** begin Dataset extract **
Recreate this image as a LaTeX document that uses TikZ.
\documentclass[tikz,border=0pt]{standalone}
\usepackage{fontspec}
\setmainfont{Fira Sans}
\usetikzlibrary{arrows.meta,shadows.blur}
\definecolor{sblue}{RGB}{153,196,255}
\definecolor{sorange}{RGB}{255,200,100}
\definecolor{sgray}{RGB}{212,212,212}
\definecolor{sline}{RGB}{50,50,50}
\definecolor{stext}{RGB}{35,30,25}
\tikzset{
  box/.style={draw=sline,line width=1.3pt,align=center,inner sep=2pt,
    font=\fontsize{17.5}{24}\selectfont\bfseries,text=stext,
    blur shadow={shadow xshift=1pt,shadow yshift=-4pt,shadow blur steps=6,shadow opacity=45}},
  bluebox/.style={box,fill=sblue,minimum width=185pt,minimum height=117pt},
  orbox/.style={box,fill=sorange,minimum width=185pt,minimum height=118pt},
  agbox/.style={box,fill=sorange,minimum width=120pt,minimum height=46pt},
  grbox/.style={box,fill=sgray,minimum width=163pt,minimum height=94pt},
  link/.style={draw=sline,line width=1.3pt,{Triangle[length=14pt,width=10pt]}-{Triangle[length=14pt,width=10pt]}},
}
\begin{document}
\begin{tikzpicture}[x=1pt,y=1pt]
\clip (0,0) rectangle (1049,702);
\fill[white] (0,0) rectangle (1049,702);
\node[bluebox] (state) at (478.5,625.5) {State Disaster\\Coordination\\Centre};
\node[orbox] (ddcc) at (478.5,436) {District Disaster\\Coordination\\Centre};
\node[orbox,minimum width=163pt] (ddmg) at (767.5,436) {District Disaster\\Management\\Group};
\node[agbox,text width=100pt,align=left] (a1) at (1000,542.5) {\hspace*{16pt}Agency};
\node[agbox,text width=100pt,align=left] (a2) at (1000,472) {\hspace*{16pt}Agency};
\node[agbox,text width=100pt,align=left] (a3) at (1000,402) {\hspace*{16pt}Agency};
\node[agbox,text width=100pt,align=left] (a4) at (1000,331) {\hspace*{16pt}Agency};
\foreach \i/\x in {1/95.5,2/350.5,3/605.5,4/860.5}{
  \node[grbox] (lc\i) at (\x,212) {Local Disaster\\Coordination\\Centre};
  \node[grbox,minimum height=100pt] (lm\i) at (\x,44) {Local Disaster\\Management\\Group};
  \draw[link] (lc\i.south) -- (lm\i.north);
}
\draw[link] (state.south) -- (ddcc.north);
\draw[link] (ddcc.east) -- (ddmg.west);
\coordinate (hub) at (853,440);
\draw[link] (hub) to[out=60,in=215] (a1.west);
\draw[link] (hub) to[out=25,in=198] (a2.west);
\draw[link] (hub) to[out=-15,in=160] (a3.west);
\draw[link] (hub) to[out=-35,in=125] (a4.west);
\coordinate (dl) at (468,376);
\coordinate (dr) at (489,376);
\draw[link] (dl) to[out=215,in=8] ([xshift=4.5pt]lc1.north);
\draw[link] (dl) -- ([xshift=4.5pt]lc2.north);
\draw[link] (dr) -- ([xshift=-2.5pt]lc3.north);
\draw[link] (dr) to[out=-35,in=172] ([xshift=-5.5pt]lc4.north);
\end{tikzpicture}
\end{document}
** end Dataset extract **
Every line of the data above should be reproduced word for word.

Task solution:
Recreate this image as a LaTeX document that uses TikZ.
\documentclass[tikz,border=0pt]{standalone}
\usepackage{fontspec}
\setmainfont{Fira Sans}
\usetikzlibrary{arrows.meta,shadows.blur}
\definecolor{sblue}{RGB}{153,196,255}
\definecolor{sorange}{RGB}{255,200,100}
\definecolor{sgray}{RGB}{212,212,212}
\definecolor{sline}{RGB}{50,50,50}
\definecolor{stext}{RGB}{35,30,25}
\tikzset{
  box/.style={draw=sline,line width=1.3pt,align=center,inner sep=2pt,
    font=\fontsize{17.5}{24}\selectfont\bfseries,text=stext,
    blur shadow={shadow xshift=1pt,shadow yshift=-4pt,shadow blur steps=6,shadow opacity=45}},
  bluebox/.style={box,fill=sblue,minimum width=185pt,minimum height=117pt},
  orbox/.style={box,fill=sorange,minimum width=185pt,minimum height=118pt},
  agbox/.style={box,fill=sorange,minimum width=120pt,minimum height=46pt},
  grbox/.style={box,fill=sgray,minimum width=163pt,minimum height=94pt},
  link/.style={draw=sline,line width=1.3pt,{Triangle[length=14pt,width=10pt]}-{Triangle[length=14pt,width=10pt]}},
}
\begin{document}
\begin{tikzpicture}[x=1pt,y=1pt]
\clip (0,0) rectangle (1049,702);
\fill[white] (0,0) rectangle (1049,702);
\node[bluebox] (state) at (478.5,625.5) {State Disaster\\Coordination\\Centre};
\node[orbox] (ddcc) at (478.5,436) {District Disaster\\Coordination\\Centre};
\node[orbox,minimum width=163pt] (ddmg) at (767.5,436) {District Disaster\\Management\\Group};
\node[agbox,text width=100pt,align=left] (a1) at (1000,542.5) {\hspace*{16pt}Agency};
\node[agbox,text width=100pt,align=left] (a2) at (1000,472) {\hspace*{16pt}Agency};
\node[agbox,text width=100pt,align=left] (a3) at (1000,402) {\hspace*{16pt}Agency};
\node[agbox,text width=100pt,align=left] (a4) at (1000,331) {\hspace*{16pt}Agency};
\foreach \i/\x in {1/95.5,2/350.5,3/605.5,4/860.5}{
  \node[grbox] (lc\i) at (\x,212) {Local Disaster\\Coordination\\Centre};
  \node[grbox,minimum height=100pt] (lm\i) at (\x,44) {Local Disaster\\Management\\Group};
  \draw[link] (lc\i.south) -- (lm\i.north);
}
\draw[link] (state.south) -- (ddcc.north);
\draw[link] (ddcc.east) -- (ddmg.west);
\coordinate (hub) at (853,440);
\draw[link] (hub) to[out=60,in=215] (a1.west);
\draw[link] (hub) to[out=25,in=198] (a2.west);
\draw[link] (hub) to[out=-15,in=160] (a3.west);
\draw[link] (hub) to[out=-35,in=125] (a4.west);
\coordinate (dl) at (468,376);
\coordinate (dr) at (489,376);
\draw[link] (dl) to[out=215,in=8] ([xshift=4.5pt]lc1.north);
\draw[link] (dl) -- ([xshift=4.5pt]lc2.north);
\draw[link] (dr) -- ([xshift=-2.5pt]lc3.north);
\draw[link] (dr) to[out=-35,in=172] ([xshift=-5.5pt]lc4.north);
\end{tikzpicture}
\end{document}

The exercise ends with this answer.